● **Goal of the exercise**
Skip every picture and transcribe the remaining material exactly.

● **Data provided**
----
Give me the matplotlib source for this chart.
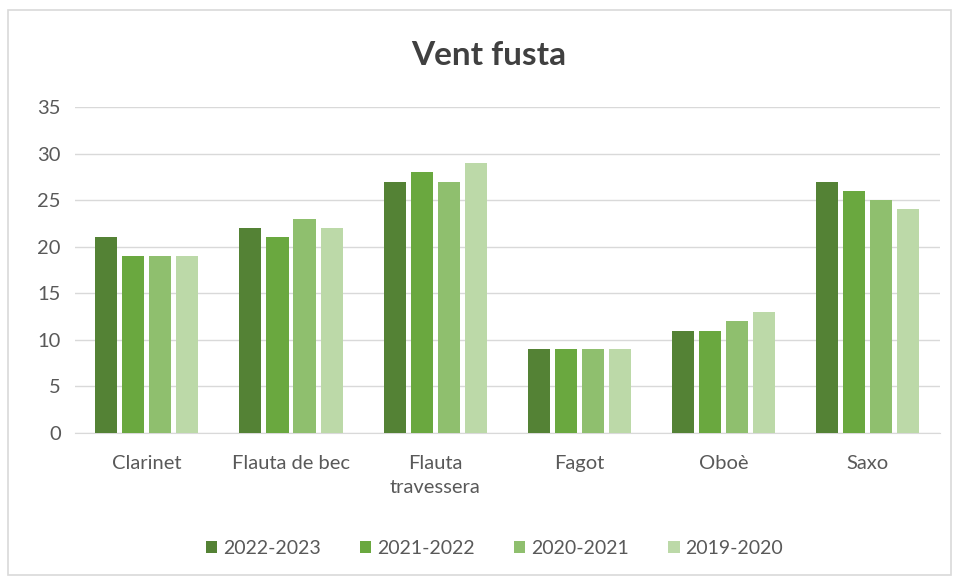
import numpy as np
import matplotlib
matplotlib.use("Agg")
import matplotlib.pyplot as plt
from matplotlib.patches import Rectangle

plt.rcParams['font.family'] = ['Lato', 'DejaVu Sans']

# data
categories = ['Clarinet', 'Flauta de bec', 'Flauta\ntravessera', 'Fagot', 'Oboè', 'Saxo']
seasons = ['2022-2023', '2021-2022', '2020-2021', '2019-2020']
v_2022_2023 = [21, 22, 27, 9, 11, 27]
v_2021_2022 = [19, 21, 28, 9, 11, 26]
v_2020_2021 = [19, 23, 27, 9, 12, 25]
v_2019_2020 = [19, 22, 29, 9, 13, 24]
series = [v_2022_2023, v_2021_2022, v_2020_2021, v_2019_2020]
colors = ['#548235', '#6aa83f', '#8fbf6e', '#bcd9a8']

fig = plt.figure(figsize=(9.58, 5.8), dpi=100)
ax = fig.add_axes([0.078, 0.2534, 0.903, 0.5621])

x = np.arange(len(categories))
step = 0.1875
width = 0.153
for i, (vals, col) in enumerate(zip(series, colors)):
    ax.bar(x + (i - 1.5) * step, vals, width, color=col, label=seasons[i], zorder=3)

ax.set_xlim(-0.5, len(categories) - 0.5)
ax.set_ylim(0, 35)
ax.set_yticks(range(0, 36, 5))
ax.yaxis.grid(True, color='#d9d9d9', linewidth=1, zorder=0)
for s in ['top', 'right', 'left']:
    ax.spines[s].set_visible(False)
ax.spines['bottom'].set_color('#d9d9d9')
ax.tick_params(axis='both', length=0, labelsize=14.5, colors='#595959')
ax.tick_params(axis='y', pad=10)
ax.set_xticks(x)
ax.set_xticklabels(categories, va='top', linespacing=1.5)
ax.tick_params(axis='x', pad=16)

fig.text(0.51, 0.905, 'Vent fusta', ha='center', va='center',
         fontsize=24, fontweight='bold', color='#404040')

leg = fig.legend(loc='center', bbox_to_anchor=(0.516, 0.055), ncol=4, frameon=False,
                 fontsize=14, handlelength=0.6, handleheight=0.6, handletextpad=0.3,
                 columnspacing=2.0, labelcolor='#595959')

# light border around the chart area
fig.patches.append(Rectangle((0.008, 0.008), 0.985, 0.975, transform=fig.transFigure,
                             fill=False, edgecolor='#d9d9d9', linewidth=1.2))

fig.savefig('out.png', dpi=100)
----
● **Complete answer**
Give me the matplotlib source for this chart.
import numpy as np
import matplotlib
matplotlib.use("Agg")
import matplotlib.pyplot as plt
from matplotlib.patches import Rectangle

plt.rcParams['font.family'] = ['Lato', 'DejaVu Sans']

# data
categories = ['Clarinet', 'Flauta de bec', 'Flauta\ntravessera', 'Fagot', 'Oboè', 'Saxo']
seasons = ['2022-2023', '2021-2022', '2020-2021', '2019-2020']
v_2022_2023 = [21, 22, 27, 9, 11, 27]
v_2021_2022 = [19, 21, 28, 9, 11, 26]
v_2020_2021 = [19, 23, 27, 9, 12, 25]
v_2019_2020 = [19, 22, 29, 9, 13, 24]
series = [v_2022_2023, v_2021_2022, v_2020_2021, v_2019_2020]
colors = ['#548235', '#6aa83f', '#8fbf6e', '#bcd9a8']

fig = plt.figure(figsize=(9.58, 5.8), dpi=100)
ax = fig.add_axes([0.078, 0.2534, 0.903, 0.5621])

x = np.arange(len(categories))
step = 0.1875
width = 0.153
for i, (vals, col) in enumerate(zip(series, colors)):
    ax.bar(x + (i - 1.5) * step, vals, width, color=col, label=seasons[i], zorder=3)

ax.set_xlim(-0.5, len(categories) - 0.5)
ax.set_ylim(0, 35)
ax.set_yticks(range(0, 36, 5))
ax.yaxis.grid(True, color='#d9d9d9', linewidth=1, zorder=0)
for s in ['top', 'right', 'left']:
    ax.spines[s].set_visible(False)
ax.spines['bottom'].set_color('#d9d9d9')
ax.tick_params(axis='both', length=0, labelsize=14.5, colors='#595959')
ax.tick_params(axis='y', pad=10)
ax.set_xticks(x)
ax.set_xticklabels(categories, va='top', linespacing=1.5)
ax.tick_params(axis='x', pad=16)

fig.text(0.51, 0.905, 'Vent fusta', ha='center', va='center',
         fontsize=24, fontweight='bold', color='#404040')

leg = fig.legend(loc='center', bbox_to_anchor=(0.516, 0.055), ncol=4, frameon=False,
                 fontsize=14, handlelength=0.6, handleheight=0.6, handletextpad=0.3,
                 columnspacing=2.0, labelcolor='#595959')

# light border around the chart area
fig.patches.append(Rectangle((0.008, 0.008), 0.985, 0.975, transform=fig.transFigure,
                             fill=False, edgecolor='#d9d9d9', linewidth=1.2))

fig.savefig('out.png', dpi=100)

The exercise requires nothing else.